The non-performing ratio of the Spanish banking system moved above 12 percent in August for the first time since the Bank of Spain began compiling the current statistical series in 1962.
The amount of loans that have not been serviced in over 90 days increased by two billion euros in the month to 180.673 billion euros, the six month in a row that defaults have risen. The default ratio stood at 12.12 percent, up from 11.97 percent in July and from 10.52 percent in August of last year. The increase in loans classified as doubtful follows a change in the criteria imposed by the Bank of Spain for credit that has been refinanced or restructured.
The ratio was also boosted by a decline in outstanding loans to 1.490 trillion euros, the lowest level since 2006 before a massive property bubble burst and the crisis hit around the start of 2008. Both households and companies continue to deleverage, while demand for credit remains depressed by the ongoing weakness of the domestic economy.

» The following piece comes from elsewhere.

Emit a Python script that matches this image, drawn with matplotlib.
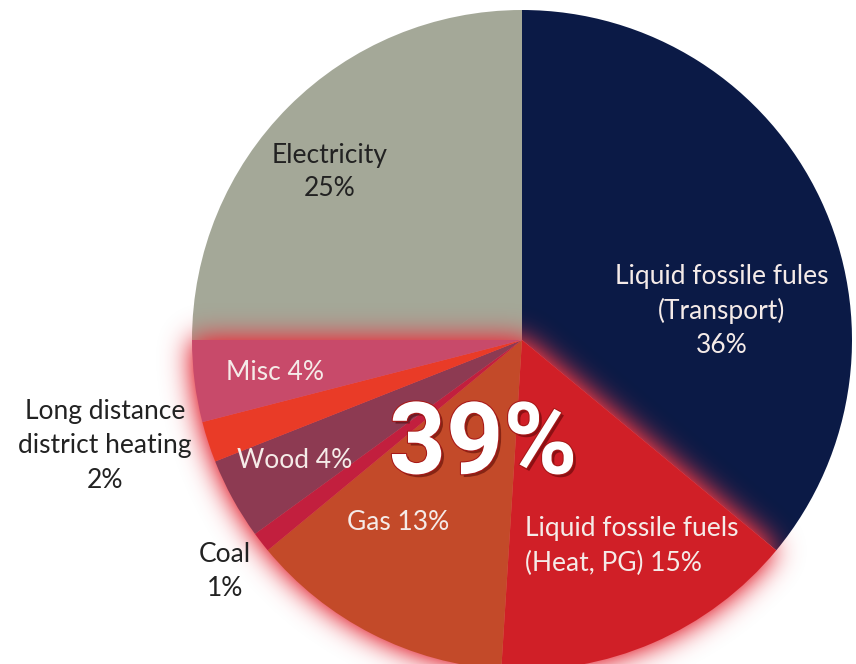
import numpy as np
import matplotlib
matplotlib.use("Agg")
import matplotlib.pyplot as plt
import matplotlib.patheffects as pe

# energy use by source, % (clockwise from 12 o'clock)
labels = ["Liquid fossile fules\n(Transport)\n{}%",
          "Liquid fossile fuels\n(Heat, PG) {}%",
          "Gas {}%",
          "Coal\n{}%",
          "Wood {}%",
          "Long distance\ndistrict heating\n{}%",
          "Misc {}%",
          "Electricity\n{}%"]
shares = [36, 15, 13, 1, 4, 2, 4, 25]
colors = ["#0b1a46", "#d01f27", "#c34a29", "#c21f3e",
          "#8d3a52", "#e93b27", "#c84a6a", "#a4a898"]
# slices that make up the highlighted heating block
highlight = [1, 2, 3, 4, 5, 6]

W, H = 856, 664
CX, CY, R = 522, 340, 330


def px(x, y):
    # pixel position -> pie units
    return (x - CX) / R, (CY - y) / R


def blur(a, sigma):
    t = np.arange(-3 * sigma, 3 * sigma + 1)
    k = np.exp(-0.5 * (t / sigma) ** 2)
    k /= k.sum()
    a = np.apply_along_axis(lambda m: np.convolve(m, k, mode="same"), 0, a)
    a = np.apply_along_axis(lambda m: np.convolve(m, k, mode="same"), 1, a)
    return a


fig = plt.figure(figsize=(W / 100, H / 100), dpi=100)
ax = fig.add_axes([0, 0, 1, 1])

wedges, _ = ax.pie(shares, colors=colors, startangle=90, counterclock=False,
                   radius=1, center=(0, 0), wedgeprops=dict(linewidth=0))

x0, y1 = px(0, 0)
x1, y0 = px(W, H)
ax.set_xlim(x0, x1)
ax.set_ylim(y0, y1)
ax.set_aspect("auto")
ax.axis("off")

# red glow around the highlighted block
start = 90 - 360 * shares[0] / 100
end = 90 - 360 * (shares[0] + sum(shares[i] for i in highlight)) / 100
xs = np.linspace(x0, x1, W)
ys = np.linspace(y0, y1, H)
gx, gy = np.meshgrid(xs, ys)
ang = np.degrees(np.arctan2(gy, gx))
ang = np.where(ang > start, ang - 360, ang)
mask = ((np.hypot(gx, gy) <= 1.0) & (ang <= start) & (ang >= end)).astype(float)
g = blur(mask, 14)
alpha = np.clip(g * 1.9, 0, 1) * 0.8
glow = np.zeros((H, W, 4))
glow[..., 0] = 0.90
glow[..., 1] = 0.22
glow[..., 2] = 0.27
glow[..., 3] = alpha
ax.imshow(glow, extent=(x0, x1, y0, y1), origin="lower", zorder=2,
          interpolation="bilinear", aspect="auto")
for i in highlight:
    wedges[i].set_zorder(3)

font = "Lato"
light = "#f5ebe8"
dark = "#222222"
txt = dict(fontsize=19, family=font, linespacing=1.45, zorder=5)

ax.text(*px(722, 311), labels[0].format(shares[0]), color=light,
        ha="center", va="center", **txt)
ax.text(*px(525, 546), labels[1].format(shares[1]), color=light,
        ha="left", va="center", **txt)
ax.text(*px(398, 522), labels[2].format(shares[2]), color=light,
        ha="center", va="center", **txt)
ax.text(*px(225, 572), labels[3].format(shares[3]), color=dark,
        ha="center", va="center", **txt)
ax.text(*px(295, 460), labels[4].format(shares[4]), color=light,
        ha="center", va="center", **txt)
ax.text(*px(105, 446), labels[5].format(shares[5]), color=dark,
        ha="center", va="center", **txt)
ax.text(*px(275, 372), labels[6].format(shares[6]), color=light,
        ha="center", va="center", **txt)
ax.text(*px(330, 172), labels[7].format(shares[7]), color=dark,
        ha="center", va="center", **txt)

total = sum(shares[i] for i in highlight)
ax.text(*px(483, 446), f"{total}%", color="white", fontsize=72,
        family="Roboto", fontweight="bold", ha="center", va="center",
        zorder=6,
        path_effects=[pe.SimplePatchShadow(offset=(2, -2), shadow_rgbFace="#4a0000", alpha=0.5),
                      pe.withStroke(linewidth=1.5, foreground="#a81818")])

fig.savefig("out.png", dpi=100)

The economy is expected to have emerged from its longest recession in close to half a century in the third quarter, but Bloomberg quoted Neil Smith, a bank analyst at Bankhaus Lampe, as saying that a sustained recovery would struggle to take hold. “We may see false starts in this recovery, but for the banks there is still a long way to go,” Smith said.
The non-performing ratio of mortgage of home mortgages rose to 5 percent due to rampant unemployment, which at the end of the second quarter stood at 26.3 percent.